Monday, Oct. 24, 1955
The Jet Age
With a splash of purple-worded publicity ("breakfast in London . . . predinner swim at Waikiki"), U.S. commercial aviation last week made its long-awaited move to jet-propelled aircraft. Pan American World Airways signed contracts for 25 Douglas DC-8s and 20 Boeing 707 four-jet airliners. It was the first deal to buy U.S. commercial jets. Total price: $269 million, the biggest in airline history. The deal is certain to be followed by plane purchase orders from other carriers. National Airlines is expected to sign for six DC-8s on which it took a verbal option last August. Other shoppers include United, American, Eastern, Air France, KLM and Panagra.

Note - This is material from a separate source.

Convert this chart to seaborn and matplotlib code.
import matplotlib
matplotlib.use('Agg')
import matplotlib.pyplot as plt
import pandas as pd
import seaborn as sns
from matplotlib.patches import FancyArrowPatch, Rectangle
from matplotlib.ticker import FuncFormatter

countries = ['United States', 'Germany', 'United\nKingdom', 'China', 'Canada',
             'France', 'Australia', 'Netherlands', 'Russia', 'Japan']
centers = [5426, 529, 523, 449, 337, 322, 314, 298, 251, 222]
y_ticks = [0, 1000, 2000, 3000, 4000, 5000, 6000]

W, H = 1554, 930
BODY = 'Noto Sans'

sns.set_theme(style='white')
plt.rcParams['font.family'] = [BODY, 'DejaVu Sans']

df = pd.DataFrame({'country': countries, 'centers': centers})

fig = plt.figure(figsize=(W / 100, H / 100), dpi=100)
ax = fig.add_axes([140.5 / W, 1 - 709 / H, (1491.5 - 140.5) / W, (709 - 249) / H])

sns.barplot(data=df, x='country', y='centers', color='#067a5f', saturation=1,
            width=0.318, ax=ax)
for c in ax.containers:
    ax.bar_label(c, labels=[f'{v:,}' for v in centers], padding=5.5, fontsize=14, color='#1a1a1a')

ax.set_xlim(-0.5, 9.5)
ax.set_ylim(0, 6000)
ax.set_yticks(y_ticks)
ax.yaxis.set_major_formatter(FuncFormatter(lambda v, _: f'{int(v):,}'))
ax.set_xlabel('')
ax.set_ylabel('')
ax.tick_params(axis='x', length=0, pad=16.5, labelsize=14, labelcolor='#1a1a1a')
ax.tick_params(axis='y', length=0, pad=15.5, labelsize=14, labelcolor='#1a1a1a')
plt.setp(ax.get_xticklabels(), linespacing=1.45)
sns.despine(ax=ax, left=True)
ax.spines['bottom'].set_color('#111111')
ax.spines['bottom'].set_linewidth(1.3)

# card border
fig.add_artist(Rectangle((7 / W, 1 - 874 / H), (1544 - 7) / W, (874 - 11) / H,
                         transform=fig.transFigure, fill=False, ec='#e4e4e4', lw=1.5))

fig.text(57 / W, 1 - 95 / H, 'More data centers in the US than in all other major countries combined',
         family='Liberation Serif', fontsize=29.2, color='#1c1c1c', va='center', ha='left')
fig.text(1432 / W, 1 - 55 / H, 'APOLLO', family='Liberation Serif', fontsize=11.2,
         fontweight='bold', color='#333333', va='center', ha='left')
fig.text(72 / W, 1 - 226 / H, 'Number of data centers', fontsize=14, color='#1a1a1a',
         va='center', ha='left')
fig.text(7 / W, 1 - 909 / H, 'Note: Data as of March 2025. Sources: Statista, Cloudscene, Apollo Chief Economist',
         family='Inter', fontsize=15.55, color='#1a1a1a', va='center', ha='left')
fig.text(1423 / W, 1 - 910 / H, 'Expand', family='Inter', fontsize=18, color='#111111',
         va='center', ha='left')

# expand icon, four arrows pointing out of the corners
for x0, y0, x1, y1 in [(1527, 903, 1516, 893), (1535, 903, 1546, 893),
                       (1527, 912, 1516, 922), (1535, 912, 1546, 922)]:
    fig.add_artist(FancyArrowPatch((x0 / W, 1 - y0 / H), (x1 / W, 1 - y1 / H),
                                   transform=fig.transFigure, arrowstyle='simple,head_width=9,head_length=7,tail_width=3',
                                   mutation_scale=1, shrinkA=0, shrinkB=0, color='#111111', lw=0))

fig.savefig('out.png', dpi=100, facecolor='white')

For the traveler, the jets will bring a new age. Both planes will be giants half again as big as today's piston-engine airliners. The Boeing will carry up to 125 passengers, the Douglas up to 131. Both planes will have Pratt & Whitney engines, will cruise at 575 m.p.h. at 30,000 ft., cut flying times dramatically, e.g., New York to Paris in 6 hr. 35 min. (against 11 hr. today), San Francisco to Tokyo in 12 hr. 45 min. (against 25 hr.). The combination of high speeds and big loads will probably bring lower fares. Boeing will begin deliveries of its planes in December 1958, and Pan American hopes to put them into service soon afterward on its runs to Europe, Asia and South America. Douglas will begin deliveries one year later.
Across the U.S. As a foretaste of what is to come, Boeing this week flew the prototype of the 707 on a nonstop flight from Seattle to Washington in 3 hr. 58 min., only 12 min. slower than the transcontinental record set by a Boeing B-47 bomber. Average speed: 592 m.p.h.

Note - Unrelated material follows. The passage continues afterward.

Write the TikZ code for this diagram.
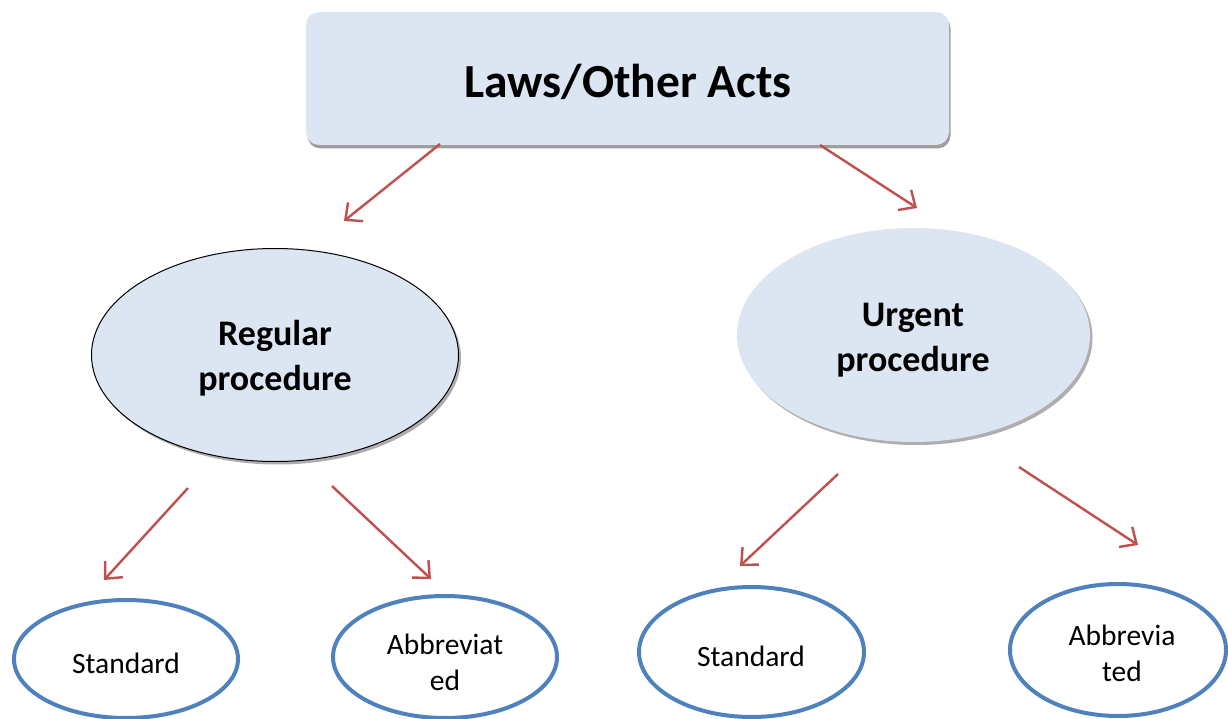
\documentclass[tikz,border=0pt]{standalone}
\usepackage{fontspec}
\setmainfont{Carlito}
\usetikzlibrary{shapes.geometric,arrows.meta,shadows}
\definecolor{boxfill}{HTML}{DCE6F2}
\definecolor{arrowred}{HTML}{C0504D}
\definecolor{ringblue}{HTML}{4F81BD}
\tikzset{
  topbox/.style={rectangle, rounded corners=13pt, fill=boxfill, inner sep=0pt,
    minimum width=643pt, minimum height=133pt,
    drop shadow={shadow xshift=1.5pt, shadow yshift=-3.5pt, fill=black!38, opacity=1}},
  bigoval/.style={ellipse, fill=boxfill, inner sep=0pt,
    drop shadow={shadow xshift=2.5pt, shadow yshift=-3pt, fill=black!35, opacity=0.9}},
  bigtext/.style={align=center, inner sep=0pt, font=\bfseries\fontsize{36}{45}\selectfont},
  ring/.style={ellipse, draw=ringblue, line width=4pt, fill=white, inner sep=0pt},
  smalltext/.style={align=center, inner sep=0pt, font=\fontsize{29.5}{36}\selectfont},
  redarrow/.style={draw=arrowred, line width=2.4pt,
    -{Straight Barb[length=13pt,width=24pt,line width=2.4pt]}}
}
\begin{document}
\begin{tikzpicture}[x=1pt,y=-1pt]
\useasboundingbox (0,0) rectangle (1228,719);
\fill[white] (0,0) rectangle (1228,719);

\node[topbox] (top) at (627.5,78.5) {};
\node[inner sep=0pt, font=\bfseries\fontsize{47.5}{56}\selectfont] (toptext) at (628,81.5) {Laws/Other Acts};

\node[bigoval, draw=black, line width=1pt, minimum width=367pt, minimum height=213pt] (reg) at (275,355) {};
\node[bigtext] (regtext) at (275,358) {Regular\\procedure};
\node[bigoval, minimum width=353pt, minimum height=214pt] (urg) at (913.5,335) {};
\node[bigtext] (urgtext) at (913,340) {Urgent\\procedure};

\node[ring, minimum width=224pt, minimum height=118pt] (std1) at (126,659) {};
\node[smalltext] (std1text) at (126,663) {Standard};
\node[ring, minimum width=224pt, minimum height=122pt] (abb1) at (445,657) {};
\node[smalltext] (abb1text) at (445,662) {Abbreviat\\ed};
\node[ring, minimum width=225pt, minimum height=130pt] (std2) at (751.5,652) {};
\node[smalltext] (std2text) at (751,656) {Standard};
\node[ring, minimum width=216pt, minimum height=132pt] (abb2) at (1118,650) {};
\node[smalltext] (abb2text) at (1122,653) {Abbrevia\\ted};

\coordinate (a1s) at (440,144);
\coordinate (a1e) at (344,221);
\coordinate (a2s) at (820,145);
\coordinate (a2e) at (917,208);
\coordinate (a3s) at (188,488);
\coordinate (a3e) at (104,580);
\coordinate (a4s) at (332,486);
\coordinate (a4e) at (431,579);
\coordinate (a5s) at (838,474);
\coordinate (a5e) at (740,566);
\coordinate (a6s) at (1019,467);
\coordinate (a6e) at (1138,545);

\draw[redarrow] (a1s) -- (a1e);
\draw[redarrow] (a2s) -- (a2e);
\draw[redarrow] (a3s) -- (a3e);
\draw[redarrow] (a4s) -- (a4e);
\draw[redarrow] (a5s) -- (a5e);
\draw[redarrow] (a6s) -- (a6e);
\end{tikzpicture}
\end{document}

The 707 has a rate of climb (2,500 ft. per minute) twice as fast as the average piston-engine airliners and a maximum altitude of 50,000 ft. It is so maneuverable in approaches that it can circle an airfield at 500 ft. in a radius of less than a mile; on one occasion a Boeing test pilot put it through a slow roll at 2,000 ft. The plane will be powered by Pratt & Whitney's J57 engine, the most powerful (well over 10,000 lbs. thrust) in production in the Western world. (The J57 drives such key military planes as the B-52 bomber and F-102 fighter.)
Douglas has spent some $5,000,000 and 300,000 engineering man hours to design its plane. It will closely resemble the 707, have swept-back wings and underslung engine pods, which reduce the danger of fire or structural damage if an engine breaks down. The DC-8 will have the heavier, more powerful (well over 15,000 lbs. thrust) Pratt & Whitney J75 engine. Both planes will be fitted with newly developed silencers to cut the scream of their jets on the ground, plus a device to reverse the jet thrust so that they can be stopped quickly after landing.
Purchase of the planes was a coup for Pan Am's President Juan Trippe. By splitting his order between the only two U.S. manufacturers with jet transports, Pan Am has neatly squeezed out competitors, will get the first jet airliners into service.
But Trippe will have to scramble for more business to keep his jets busy. One plane will carry 50,000 passengers a year across the Atlantic (almost matching the 67,577 carried across the Atlantic last year by the 53,000-ton liner United States). At that rate it would take only 36 jets to fly the 1,799,000 people carried by Pan Am's whole fleet of 147 planes in 1954.
In any case, Pan Am's move into jets will be a big factor in establishing U.S. commercial supremacy in jet transports. The only competitor has been Great Britain. But Britain's jet development has been so set back by the Comet's three crashes that cost 99 lives that even British Overseas Airways Corp. now may be forced to buy 707s or DC-8s to meet its competition across the Atlantic.
Another big aircraft manufacturer got a big order last week. The Air Force announced a $100 million contract to Lockheed for the single-jet F-104A, which USAF Chief of Staff General Nathan Twining describes as "the fastest, highest-flying fighter in the air anywhere." The order follows a $100 million contract placed by Eastern Air Lines last month for 40 Lockheed Electra turboprop airliners and an Air Force order last fortnight for "over $100 million" worth of C-130A Hercules cargo planes, boosting Lockheed's backlog to over $1.4 billion.